The Sleeper

I.

THE glen was fair as some Arcadian dell,
All shadow, coolness, and the rush of streams,
Save where the dazzling fire of noonday fell
Like stars within its under-sky of dreams.
Rich leaf and blossomed grape and fern-tuft made
Odors of Life and Slumber through the shade.

II.

“ O peaceful heart of Nature! ” was my sigh,
“ How dost thou shame, in thine unconscious bliss,
Thy calm accordance with the changing sky,
O quiet heart, the restless life of this !
Take thou the place false friends have vacant left,
And bring thy bounty to repair the theft!"

III.

So sighing, weary with the unsoothed pain
From insect-stings of women and Of men,
Uneasy heart and ever-baffled brain,
I breathed the silent beauty of the glen,
And from the fragrant shadows where she stood
Evoked the shyest Dryad of the wood.

IV.

Lo ! on a slanting rock, outstretched at length,
A woodman lay in slumber, fair as death, —
His limbs relaxed in all their supple strength,
His lips half-parted with his easy breath.
And by one gleam of hovering light caressed
His bare brown arm and white uncovered breast.

V.

“Why comes he here?” I whispered, treading soft
The hushing moss beside his flinty bed:
“Sweet are the haycocks in yon clover-croft,—
The meadow turf were light beneath his head :
Could he not slumber by the orchard-tree,
And leave this quiet unprofaned for me ? ”

VI.

But something held my step.
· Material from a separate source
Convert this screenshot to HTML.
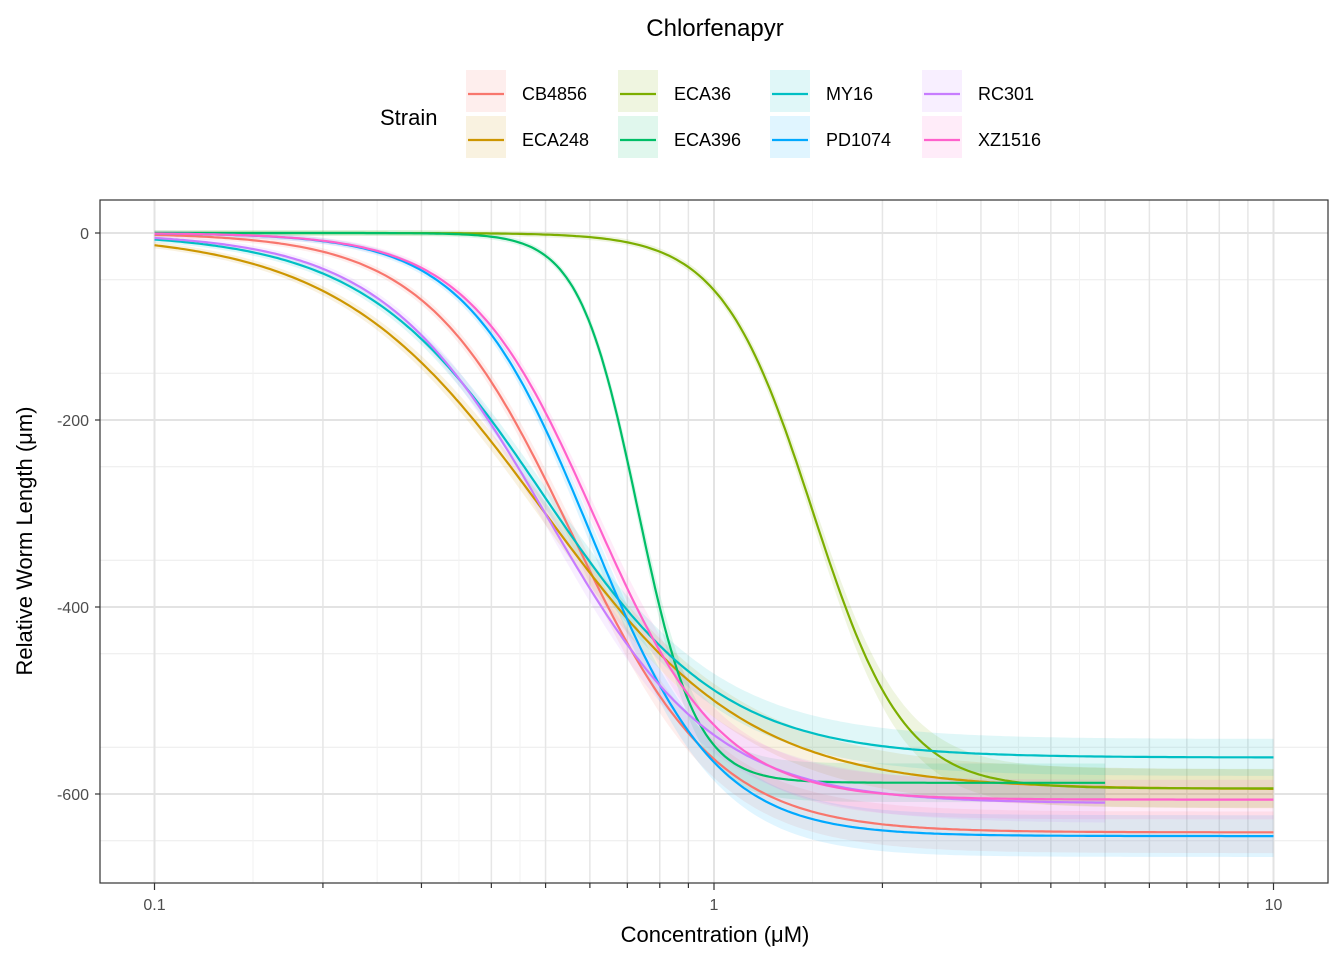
<!DOCTYPE html>
<html><head><meta charset="utf-8"><style>
body{margin:0;background:#fff;font-family:"Liberation Sans",Arial,sans-serif}
svg text{font-family:"Liberation Sans",Arial,sans-serif}
</style></head><body>
<svg id="c" width="1344" height="960" xmlns="http://www.w3.org/2000/svg">
<text x="715" y="36" font-size="24" text-anchor="middle">Chlorfenapyr</text>
<g id="legend"><text x="380" y="125" font-size="22">Strain</text></g>
<rect x="100" y="200" width="1228" height="683" fill="#fff"/>
<g id="grid"></g><g id="bands"></g><g id="lines"></g>
<rect x="100" y="200" width="1228" height="683" fill="none" stroke="#333" stroke-width="1.2"/>
<g id="axes"></g>
<text x="715" y="942" font-size="22" text-anchor="middle">Concentration (μM)</text>
<text transform="translate(32,541) rotate(-90)" font-size="22" text-anchor="middle">Relative Worm Length (μm)</text>
</svg>
<script>
const strains=["CB4856","ECA248","ECA36","ECA396","MY16","PD1074","RC301","XZ1516"];
const colors=["#F8766D","#CD9600","#7CAE00","#00BE67","#00BFC4","#00A9FF","#C77CFF","#FF61CC"];
const bottoms=[-641,-595,-594,-588,-561,-645,-610,-606];
const ec50s=[0.556,0.496,1.5,0.73,0.496,0.603,0.505,0.611];
const slopes=[3.36,2.37,5.34,8.3,2.73,3.89,2.92,3.83];
const xmaxs=[10,10,10,5,10,10,5,10];
const yTicks=[0,-200,-400,-600];
const xTicks=[0.1,1,10];
const xTickLabels=["0.1","1","10"];
const NS="http://www.w3.org/2000/svg";
const X=v=>714+559.5*Math.log10(v);
const Y=v=>233-0.935*v;
function mk(t,a,p){const e=document.createElementNS(NS,t);for(const k in a)e.setAttribute(k,a[k]);p.appendChild(e);return e;}
const grid=document.getElementById('grid'),axes=document.getElementById('axes');
for(let v=-650;v<=0;v+=100){if(v%200){const l=mk('line',{x1:100,x2:1328,y1:Y(v),y2:Y(v),stroke:'#ececec','stroke-width':1},grid);
}}
for(let d=-1;d<=0;d++)for(let m=2;m<=9;m++){const v=m*Math.pow(10,d);
const l=mk('line',{x1:X(v),x2:X(v),y1:200,y2:883,stroke:'#e6e6e6','stroke-width':1.5},grid);

const t=mk('line',{x1:X(v),x2:X(v),y1:883,y2:888,stroke:'#333','stroke-width':1.2},axes);
}
[0.15,0.25,0.35,0.45,1.5,2.5,3.5,4.5].forEach(v=>{const l=mk('line',{x1:X(v),x2:X(v),y1:200,y2:883,stroke:'#f2f2f2','stroke-width':1},grid);
});
yTicks.forEach(v=>{const l=mk('line',{x1:100,x2:1328,y1:Y(v),y2:Y(v),stroke:'#e3e3e3','stroke-width':2},grid);

const t=mk('line',{x1:95,x2:100,y1:Y(v),y2:Y(v),stroke:'#333','stroke-width':1.2},axes);

const s=mk('text',{x:89,y:Y(v)+6,'font-size':16,'text-anchor':'end',fill:'#4d4d4d'},axes);s.textContent=v;
});
xTicks.forEach((v,i)=>{const l=mk('line',{x1:X(v),x2:X(v),y1:200,y2:883,stroke:'#e3e3e3','stroke-width':2},grid);

const t=mk('line',{x1:X(v),x2:X(v),y1:883,y2:890,stroke:'#333','stroke-width':1.2},axes);

const s=mk('text',{x:X(v),y:910,'font-size':16,'text-anchor':'middle',fill:'#4d4d4d'},axes);s.textContent=xTickLabels[i];
});
const f=(i,x)=>bottoms[i]/(1+Math.pow(ec50s[i]/x,slopes[i]));
const bands=document.getElementById('bands'),lines=document.getElementById('lines'),leg=document.getElementById('legend');
strains.forEach((s,i)=>{let up=[],dn=[],ln=[];
for(let k=0;k<=300;k++){const lx=-1+k/300*Math.log10(xmaxs[i]*10);const x=Math.pow(10,lx);const y=f(i,x);
const w=3+Math.abs(y)*0.03;ln.push(X(x).toFixed(1)+','+Y(y).toFixed(1));
up.push(X(x).toFixed(1)+','+Y(y+w).toFixed(1));dn.unshift(X(x).toFixed(1)+','+Y(y-w).toFixed(1));}
const b=mk('polygon',{points:up.concat(dn).join(' '),fill:colors[i],'fill-opacity':0.12},bands);

const l=mk('polyline',{points:ln.join(' '),fill:'none',stroke:colors[i],'stroke-width':2.2},lines);

const col=Math.floor(i/2),row=i%2;const kx=466+col*152,ky=70+row*46;
const g=mk('g',{},leg);
mk('rect',{x:kx,y:ky,width:40,height:42,fill:colors[i],'fill-opacity':0.12},g);
mk('line',{x1:kx+2,x2:kx+38,y1:ky+24,y2:ky+24,stroke:colors[i],'stroke-width':2.2},g);
const t=mk('text',{x:kx+56,y:ky+30,'font-size':18},g);t.textContent=s;});
</script>
</body></html>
I bent, and scanned
(As one might view a veiny agate-stone)
The hard, half-open fingers of his hand,
Strong cords of wrist, knit round the jointed bone,
And sunburnt muscles, firm and full of power,
But harmless now as petals of a flower.

VII.

The rock itself was not more still: yet one
Light spray of grass shook ever at his wrist,
Counting the muffled pulses. Where the sun
The open fairness of his bosom kissed,
I marked the curious beauty of the skin,
And dim blue branches of the blood within.

VIII.

There lay the unconscious Life, but, ah! more fair
Than ever blindly stirred in leaf and bark,—
Warmth, beauty, passion, mystery everywhere,
Beyond the Dryad’s feebly burning spark
Of cold poetic being: who could say
If here the angel or the wild beast lay?

IX.

Then I looked up and read his helpless face :
Peace touched the temples and the eyelids, slept
On drooping lashes, made itself a place
In smiles that gently to the corners crept
Of parting lips, and came and went, to show
The happy freedom of the heart below.

X.

A holy rest! wherein the man became
Man’s interceding representative :
In Sleep’s white realm fell off his mask of blame,
And he was sacred, for that he did live.
His presence marred no more the quiet deep,
But all the glen became a shrine of sleep !

XI.

And then I mused: — How lovely this repose !
How the shut sense its dwelling consecrates !
Sleep guards itself against the hands of foes :
Its breath disarms the Envies and the Hates
Which haunt our lives : were this mine enemy,
My stealthy watch could not less reverent be !

XII.

Here lie our human passions, sung to rest
By tender Nature, anxious to restore
Some hours of innocence to every breast,
To part the husks around the untainted core
Of life, and show, in equal helplessness,
The hearts that wound us and the hearts that bless !

XIII.

How swiftly in this frame the primal seeds
Of purity and peace revive anew!
One wave of sleep the stain of evil deeds
Effaces, as with Heaven's baptismal dew.
The pure white flame through all its ashes burns:
The effluent being to its source returns.

XIV.

So hang their hands that would have done me wrong;
So sweet their breathing whose unkindly spite
Provoked the bitter measures of my song ;
So they might slumber, sacred in my sight,
As I in theirs: — why waste contentious breath?
Forget, like Sleep, and then forgive, like Death!

XV.

I bowed my head : the sleeper gently smiled, —
How far he lay from every sting and smart!
Some sinless dream his wandering thought beguiled,
And left its sweetness in his open heart.
The God that watched him in the lonely glen
Sent me, consoled and patient, back to men.